#### [TASK OBJECTIVE]
Copy out precisely the lines beginning at the line that contains "Generate a Python" and ending at the line that contains "marker_sizes = [14, 15, 14, 17]", including both.

#### [RECORDS TO PROCESS]

---

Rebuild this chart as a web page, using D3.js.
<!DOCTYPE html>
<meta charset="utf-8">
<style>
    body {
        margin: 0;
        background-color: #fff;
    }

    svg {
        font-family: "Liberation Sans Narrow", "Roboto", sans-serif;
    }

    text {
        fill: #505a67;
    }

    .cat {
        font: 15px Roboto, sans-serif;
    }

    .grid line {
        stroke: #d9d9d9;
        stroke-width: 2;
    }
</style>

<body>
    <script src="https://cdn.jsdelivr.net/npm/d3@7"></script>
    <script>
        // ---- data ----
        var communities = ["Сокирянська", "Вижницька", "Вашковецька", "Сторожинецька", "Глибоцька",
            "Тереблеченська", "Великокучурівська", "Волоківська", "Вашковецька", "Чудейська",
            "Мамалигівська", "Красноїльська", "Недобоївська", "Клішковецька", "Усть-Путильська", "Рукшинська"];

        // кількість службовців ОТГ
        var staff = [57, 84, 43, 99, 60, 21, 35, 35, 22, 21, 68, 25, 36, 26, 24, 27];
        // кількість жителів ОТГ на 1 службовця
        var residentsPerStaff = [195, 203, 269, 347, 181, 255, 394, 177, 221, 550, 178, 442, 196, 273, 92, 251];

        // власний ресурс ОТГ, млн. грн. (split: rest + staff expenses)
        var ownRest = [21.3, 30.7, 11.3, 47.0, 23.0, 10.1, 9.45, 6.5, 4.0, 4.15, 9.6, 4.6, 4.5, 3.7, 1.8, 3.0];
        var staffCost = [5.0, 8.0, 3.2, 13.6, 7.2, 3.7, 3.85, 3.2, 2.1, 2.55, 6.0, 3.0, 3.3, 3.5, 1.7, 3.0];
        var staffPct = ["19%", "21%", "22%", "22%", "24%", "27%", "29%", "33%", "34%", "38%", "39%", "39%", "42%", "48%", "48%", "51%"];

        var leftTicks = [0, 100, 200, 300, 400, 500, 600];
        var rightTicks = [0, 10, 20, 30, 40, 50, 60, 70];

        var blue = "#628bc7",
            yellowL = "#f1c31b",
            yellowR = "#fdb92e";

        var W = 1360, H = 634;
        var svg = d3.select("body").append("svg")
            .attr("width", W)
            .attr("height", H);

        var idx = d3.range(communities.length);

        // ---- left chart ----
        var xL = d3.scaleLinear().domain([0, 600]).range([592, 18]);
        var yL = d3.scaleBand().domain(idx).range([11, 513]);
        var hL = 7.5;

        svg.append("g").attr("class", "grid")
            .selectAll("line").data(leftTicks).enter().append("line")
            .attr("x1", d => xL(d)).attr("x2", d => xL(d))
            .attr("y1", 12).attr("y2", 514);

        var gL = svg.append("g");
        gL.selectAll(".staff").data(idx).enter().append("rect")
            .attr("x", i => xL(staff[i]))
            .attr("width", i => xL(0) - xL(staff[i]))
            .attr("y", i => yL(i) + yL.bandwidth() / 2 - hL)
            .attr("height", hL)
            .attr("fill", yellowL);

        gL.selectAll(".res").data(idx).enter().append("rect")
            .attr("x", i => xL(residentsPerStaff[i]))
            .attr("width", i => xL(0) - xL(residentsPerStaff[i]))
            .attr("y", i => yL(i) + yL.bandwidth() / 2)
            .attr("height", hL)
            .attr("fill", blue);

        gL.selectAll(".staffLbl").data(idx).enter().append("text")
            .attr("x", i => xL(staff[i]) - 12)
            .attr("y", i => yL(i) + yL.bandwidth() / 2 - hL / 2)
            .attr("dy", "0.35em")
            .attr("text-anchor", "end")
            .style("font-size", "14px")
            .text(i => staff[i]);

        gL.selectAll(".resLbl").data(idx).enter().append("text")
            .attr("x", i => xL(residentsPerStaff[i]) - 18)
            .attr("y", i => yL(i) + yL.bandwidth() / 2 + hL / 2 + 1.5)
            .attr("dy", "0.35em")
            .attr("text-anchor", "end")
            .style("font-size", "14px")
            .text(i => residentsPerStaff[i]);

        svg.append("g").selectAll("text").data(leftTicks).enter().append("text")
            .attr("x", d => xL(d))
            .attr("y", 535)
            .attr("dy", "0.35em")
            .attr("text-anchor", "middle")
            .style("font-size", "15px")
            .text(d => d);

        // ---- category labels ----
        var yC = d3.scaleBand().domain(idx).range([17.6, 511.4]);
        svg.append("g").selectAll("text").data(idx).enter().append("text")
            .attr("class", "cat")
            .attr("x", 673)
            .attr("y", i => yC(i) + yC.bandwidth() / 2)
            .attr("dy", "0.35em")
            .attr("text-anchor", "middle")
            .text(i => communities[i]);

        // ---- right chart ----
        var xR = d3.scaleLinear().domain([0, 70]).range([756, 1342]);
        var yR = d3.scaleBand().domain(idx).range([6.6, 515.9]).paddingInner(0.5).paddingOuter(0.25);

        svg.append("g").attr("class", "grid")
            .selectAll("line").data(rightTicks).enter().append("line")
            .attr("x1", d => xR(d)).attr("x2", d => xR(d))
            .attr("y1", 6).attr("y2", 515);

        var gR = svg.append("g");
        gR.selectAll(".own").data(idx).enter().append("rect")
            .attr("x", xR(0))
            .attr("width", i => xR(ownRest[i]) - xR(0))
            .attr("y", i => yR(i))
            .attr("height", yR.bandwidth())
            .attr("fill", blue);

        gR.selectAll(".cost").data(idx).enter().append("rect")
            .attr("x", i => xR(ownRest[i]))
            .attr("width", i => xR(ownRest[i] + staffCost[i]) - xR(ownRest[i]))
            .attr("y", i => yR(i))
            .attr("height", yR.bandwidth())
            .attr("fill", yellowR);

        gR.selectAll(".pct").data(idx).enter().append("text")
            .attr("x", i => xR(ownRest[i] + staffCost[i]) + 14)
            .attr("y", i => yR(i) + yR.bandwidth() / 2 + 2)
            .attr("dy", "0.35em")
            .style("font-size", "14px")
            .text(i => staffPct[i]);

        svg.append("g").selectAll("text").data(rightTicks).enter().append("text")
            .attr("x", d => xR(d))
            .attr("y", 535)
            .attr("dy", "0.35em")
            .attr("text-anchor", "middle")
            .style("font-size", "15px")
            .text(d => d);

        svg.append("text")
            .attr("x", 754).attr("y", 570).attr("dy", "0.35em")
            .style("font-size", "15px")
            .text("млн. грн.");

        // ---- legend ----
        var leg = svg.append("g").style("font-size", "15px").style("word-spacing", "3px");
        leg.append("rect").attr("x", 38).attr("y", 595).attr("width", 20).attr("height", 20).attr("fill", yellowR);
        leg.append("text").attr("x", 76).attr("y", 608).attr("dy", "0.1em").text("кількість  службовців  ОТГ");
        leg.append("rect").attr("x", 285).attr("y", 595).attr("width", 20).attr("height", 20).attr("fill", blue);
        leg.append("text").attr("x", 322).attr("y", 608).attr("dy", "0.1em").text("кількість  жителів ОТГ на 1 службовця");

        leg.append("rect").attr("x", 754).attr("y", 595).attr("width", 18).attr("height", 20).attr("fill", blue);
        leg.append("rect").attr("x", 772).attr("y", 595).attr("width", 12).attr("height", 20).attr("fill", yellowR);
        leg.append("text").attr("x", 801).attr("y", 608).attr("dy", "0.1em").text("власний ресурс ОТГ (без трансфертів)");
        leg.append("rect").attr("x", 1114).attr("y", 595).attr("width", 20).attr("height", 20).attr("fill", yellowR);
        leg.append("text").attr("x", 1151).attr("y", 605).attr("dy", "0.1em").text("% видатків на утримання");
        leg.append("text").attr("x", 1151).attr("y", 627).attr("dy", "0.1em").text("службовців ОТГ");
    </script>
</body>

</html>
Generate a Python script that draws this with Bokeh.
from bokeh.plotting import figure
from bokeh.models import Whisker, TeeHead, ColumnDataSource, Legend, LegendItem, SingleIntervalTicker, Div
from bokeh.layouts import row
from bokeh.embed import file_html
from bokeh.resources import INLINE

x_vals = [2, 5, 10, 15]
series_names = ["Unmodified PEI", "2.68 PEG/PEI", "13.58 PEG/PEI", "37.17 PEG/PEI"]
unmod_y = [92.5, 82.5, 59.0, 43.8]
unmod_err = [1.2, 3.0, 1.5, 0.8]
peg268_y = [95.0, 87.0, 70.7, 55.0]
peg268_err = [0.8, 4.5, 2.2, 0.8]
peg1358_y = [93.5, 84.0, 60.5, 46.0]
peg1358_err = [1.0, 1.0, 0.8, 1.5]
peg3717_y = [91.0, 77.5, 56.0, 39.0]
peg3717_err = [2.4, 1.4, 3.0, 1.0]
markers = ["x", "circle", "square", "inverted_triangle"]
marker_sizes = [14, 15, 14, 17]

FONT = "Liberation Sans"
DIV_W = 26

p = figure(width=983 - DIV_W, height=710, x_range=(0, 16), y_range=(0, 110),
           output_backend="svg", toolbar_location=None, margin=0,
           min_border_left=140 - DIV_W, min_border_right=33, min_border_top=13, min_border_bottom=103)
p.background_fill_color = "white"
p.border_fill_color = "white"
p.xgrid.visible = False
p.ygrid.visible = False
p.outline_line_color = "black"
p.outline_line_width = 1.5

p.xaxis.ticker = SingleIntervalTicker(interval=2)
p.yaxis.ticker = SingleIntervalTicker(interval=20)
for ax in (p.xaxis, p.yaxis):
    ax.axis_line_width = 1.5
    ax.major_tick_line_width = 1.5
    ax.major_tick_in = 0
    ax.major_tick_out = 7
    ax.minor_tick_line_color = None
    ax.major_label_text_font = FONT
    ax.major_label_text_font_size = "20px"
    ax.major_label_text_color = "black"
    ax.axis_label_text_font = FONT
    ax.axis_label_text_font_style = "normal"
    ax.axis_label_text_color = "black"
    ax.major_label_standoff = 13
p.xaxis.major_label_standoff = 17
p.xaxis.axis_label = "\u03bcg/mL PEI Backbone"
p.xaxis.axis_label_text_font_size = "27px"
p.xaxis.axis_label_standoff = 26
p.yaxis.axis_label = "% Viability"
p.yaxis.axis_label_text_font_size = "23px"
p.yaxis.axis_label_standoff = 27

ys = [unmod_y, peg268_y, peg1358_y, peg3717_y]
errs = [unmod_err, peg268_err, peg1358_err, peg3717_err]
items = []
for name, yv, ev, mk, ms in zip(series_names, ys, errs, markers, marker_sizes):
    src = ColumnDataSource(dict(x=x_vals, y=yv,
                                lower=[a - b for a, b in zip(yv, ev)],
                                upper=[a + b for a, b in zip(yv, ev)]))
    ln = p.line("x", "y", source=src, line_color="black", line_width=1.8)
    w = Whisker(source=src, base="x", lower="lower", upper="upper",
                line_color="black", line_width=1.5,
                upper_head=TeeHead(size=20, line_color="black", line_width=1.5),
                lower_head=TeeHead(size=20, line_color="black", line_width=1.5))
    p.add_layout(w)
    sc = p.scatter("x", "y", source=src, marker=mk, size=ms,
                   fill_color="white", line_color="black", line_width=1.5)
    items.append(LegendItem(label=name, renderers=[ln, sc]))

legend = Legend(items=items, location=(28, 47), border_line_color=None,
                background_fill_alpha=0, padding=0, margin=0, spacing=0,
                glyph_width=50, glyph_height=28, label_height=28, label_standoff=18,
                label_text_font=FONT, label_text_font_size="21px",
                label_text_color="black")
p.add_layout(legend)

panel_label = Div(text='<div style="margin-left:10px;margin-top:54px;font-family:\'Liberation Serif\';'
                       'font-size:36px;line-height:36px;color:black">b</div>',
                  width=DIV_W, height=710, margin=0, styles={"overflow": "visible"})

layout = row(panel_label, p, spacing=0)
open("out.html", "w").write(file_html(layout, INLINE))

---

#### [FULL ANSWER]
Generate a Python script that draws this with Bokeh.
from bokeh.plotting import figure
from bokeh.models import Whisker, TeeHead, ColumnDataSource, Legend, LegendItem, SingleIntervalTicker, Div
from bokeh.layouts import row
from bokeh.embed import file_html
from bokeh.resources import INLINE

x_vals = [2, 5, 10, 15]
series_names = ["Unmodified PEI", "2.68 PEG/PEI", "13.58 PEG/PEI", "37.17 PEG/PEI"]
unmod_y = [92.5, 82.5, 59.0, 43.8]
unmod_err = [1.2, 3.0, 1.5, 0.8]
peg268_y = [95.0, 87.0, 70.7, 55.0]
peg268_err = [0.8, 4.5, 2.2, 0.8]
peg1358_y = [93.5, 84.0, 60.5, 46.0]
peg1358_err = [1.0, 1.0, 0.8, 1.5]
peg3717_y = [91.0, 77.5, 56.0, 39.0]
peg3717_err = [2.4, 1.4, 3.0, 1.0]
markers = ["x", "circle", "square", "inverted_triangle"]
marker_sizes = [14, 15, 14, 17]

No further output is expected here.